"Gibby? They promoted Gibby?"
"Yes! And I did all the work! Gibby didn't even show up for half the meetings!"
"Isn't Gibby actually a chinstrap penguin?"
"Yes! And he uses my filing cabinets as a nest!"
"And they gave him the director position."
"The bosses are idiots."
Of course the bosses are idiots, but it still doesn't really explain why a chinstrap penguin is heading purchasing. I learned over the years the secret of how and why some people get promoted and others don't, but before I get to revealing "The Secret," let me offer up some of the reasons people usually think are the way to promotion.
Finishing a project on time and on budget
Making coworkers happy
Making the boss happy
Showing up sober
Yet we've all seen people promoted (and elected) after getting most (if not all) of the five tasks above completely wrong. So those can't be it. Here are the real reasons in reverse order:
5. Being an asshole
4. Asking over and over to be promoted
3. Threatening to quit
2. Reminding the boss about a "favor owed"
1. Being loyal
Being an asshole: An asshole is someone who answers every question with 10 questions, and even statements with questions.
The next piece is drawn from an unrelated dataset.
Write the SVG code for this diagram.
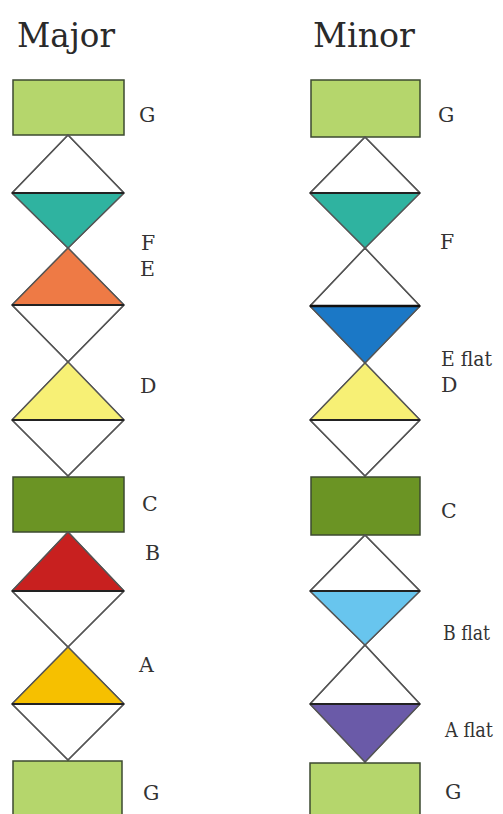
<svg xmlns="http://www.w3.org/2000/svg" width="503" height="814" viewBox="0 0 503 814">
<style>
  text{font-family:'DejaVu Serif',serif}
  .title{font-size:34px;fill:#2a2a2a}
  .lbl{font-size:20.5px;fill:#333}
  .rect{stroke:#3c4a30;stroke-width:1.5}
  .dia{fill:#fff;stroke:#555;stroke-width:1.4;stroke-linejoin:round}
  .half{stroke:none}
  .mid{stroke:#222;stroke-width:1.8}
  .lg{fill:#b5d66c}
  .dg{fill:#6b9424}
</style>
<rect width="503" height="814" fill="#fff"/>
<text class="title" x="17" y="47" textLength="98" lengthAdjust="spacingAndGlyphs">Major</text>
<text class="title" x="313" y="47" textLength="102" lengthAdjust="spacingAndGlyphs">Minor</text>

<!-- Major column -->
<g id="major-G-top"><rect class="rect lg" x="13" y="80" width="111" height="55"/><text class="lbl" x="139" y="122">G</text></g>
<g id="major-F"><polygon class="dia" points="68,135 124,193 68,248 12,193"/><polygon class="half" fill="#2fb3a0" points="12,193 124,193 68,248"/><polygon fill="none" stroke="#555" stroke-width="1.4" points="68,135 124,193 68,248 12,193"/><line class="mid" x1="12" y1="193" x2="124" y2="193"/><text class="lbl" x="141" y="250">F</text></g>
<g id="major-E"><polygon class="dia" points="68,248 124,305 68,362 12,305"/><polygon class="half" fill="#ee7a45" points="68,248 124,305 12,305"/><polygon fill="none" stroke="#555" stroke-width="1.4" points="68,248 124,305 68,362 12,305"/><line class="mid" x1="12" y1="305" x2="124" y2="305"/><text class="lbl" x="140" y="276">E</text></g>
<g id="major-D"><polygon class="dia" points="68,362 124,420 68,476 12,420"/><polygon class="half" fill="#f7f075" points="68,362 124,420 12,420"/><polygon fill="none" stroke="#555" stroke-width="1.4" points="68,362 124,420 68,476 12,420"/><line class="mid" x1="12" y1="420" x2="124" y2="420"/><text class="lbl" x="140" y="393">D</text></g>
<g id="major-C"><rect class="rect dg" x="13" y="477" width="111" height="55"/><text class="lbl" x="142" y="511">C</text></g>
<g id="major-B"><polygon class="dia" points="68,532 124,591 68,647 12,591"/><polygon class="half" fill="#c8201f" points="68,532 124,591 12,591"/><polygon fill="none" stroke="#555" stroke-width="1.4" points="68,532 124,591 68,647 12,591"/><line class="mid" x1="12" y1="591" x2="124" y2="591"/><text class="lbl" x="145" y="560">B</text></g>
<g id="major-A"><polygon class="dia" points="68,647 124,704 68,760 12,704"/><polygon class="half" fill="#f6c000" points="68,647 124,704 12,704"/><polygon fill="none" stroke="#555" stroke-width="1.4" points="68,647 124,704 68,760 12,704"/><line class="mid" x1="12" y1="704" x2="124" y2="704"/><text class="lbl" x="139" y="672">A</text></g>
<g id="major-G-bottom"><rect class="rect lg" x="13" y="761" width="109" height="60"/><text class="lbl" x="143" y="800">G</text></g>

<!-- Minor column -->
<g id="minor-G-top"><rect class="rect lg" x="311" y="80" width="109" height="57"/><text class="lbl" x="438" y="122">G</text></g>
<g id="minor-F"><polygon class="dia" points="365,137 420,193 365,248 310,193"/><polygon class="half" fill="#2fb3a0" points="310,193 420,193 365,248"/><polygon fill="none" stroke="#555" stroke-width="1.4" points="365,137 420,193 365,248 310,193"/><line class="mid" x1="310" y1="193" x2="420" y2="193"/><text class="lbl" x="440" y="249">F</text></g>
<g id="minor-Eflat"><polygon class="dia" points="365,248 420,306 365,363 310,306"/><polygon class="half" fill="#1b78c6" points="310,306 420,306 365,363"/><polygon fill="none" stroke="#555" stroke-width="1.4" points="365,248 420,306 365,363 310,306"/><line x1="310" y1="306" x2="420" y2="306" stroke="#111" stroke-width="2.5"/><text class="lbl" x="441" y="366" textLength="51" lengthAdjust="spacingAndGlyphs">E flat</text></g>
<g id="minor-D"><polygon class="dia" points="365,363 420,420 365,476 310,420"/><polygon class="half" fill="#f7f075" points="365,363 420,420 310,420"/><polygon fill="none" stroke="#555" stroke-width="1.4" points="365,363 420,420 365,476 310,420"/><line class="mid" x1="310" y1="420" x2="420" y2="420"/><text class="lbl" x="441" y="392">D</text></g>
<g id="minor-C"><rect class="rect dg" x="311" y="477" width="109" height="58"/><text class="lbl" x="441" y="518">C</text></g>
<g id="minor-Bflat"><polygon class="dia" points="365,535 420,591 365,645 310,591"/><polygon class="half" fill="#68c5ee" points="310,591 420,591 365,645"/><polygon fill="none" stroke="#555" stroke-width="1.4" points="365,535 420,591 365,645 310,591"/><line class="mid" x1="310" y1="591" x2="420" y2="591"/><text class="lbl" x="443" y="640" textLength="47" lengthAdjust="spacingAndGlyphs">B flat</text></g>
<g id="minor-Aflat"><polygon class="dia" points="365,645 420,704 365,762 310,704"/><polygon class="half" fill="#6a5aa8" points="310,704 420,704 365,762"/><polygon fill="none" stroke="#555" stroke-width="1.4" points="365,645 420,704 365,762 310,704"/><line class="mid" x1="310" y1="704" x2="420" y2="704"/><text class="lbl" x="445" y="737" textLength="48" lengthAdjust="spacingAndGlyphs">A flat</text></g>
<g id="minor-G-bottom"><rect class="rect lg" x="310" y="763" width="110" height="60"/><text class="lbl" x="445" y="799">G</text></g>

<g id="connectors"></g>
</svg>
For example, "We are launching the new product on the 21st?" An asshole says, "Why the 21st? Purchasing is full of penguins at the end of the month. The system has been designed for years for only the 20th, why are you changing it? Where is your project plan? Where are your spare penguins?"
This person is promoted, often to another department to get them out of the local boss's life.
Asking to be promoted: Surprisingly, this works. The boss is usually focused on the job at hand (or their own career) and isn't really thinking about the career paths of their employees. Asking reminds the boss that work is done for "pay" and not because you'd rather be at work than playing Wii Sports.
Threatening to quit: By focusing a laser of attention on yourself when you are critical for the success of project, you can often get a promotion. However, if you aren't critical, then you are instead focusing a laser on the phone number for the unemployment office.
A "favor owed": Maybe you've actually done something good for the boss and that's what you are reminding him or her of. But let's be honest: blackmail or, uh, a paycheck for keeping quiet, has been a favorite throughout the ages.
Being loyal: This is the number one reason why aquatic waterfowl run large organizations. Given a choice between an employee who has proven they will "do the right thing" and one who will "keep supporting the boss no matter how moronic their decisions," who would you, as that moron boss, choose?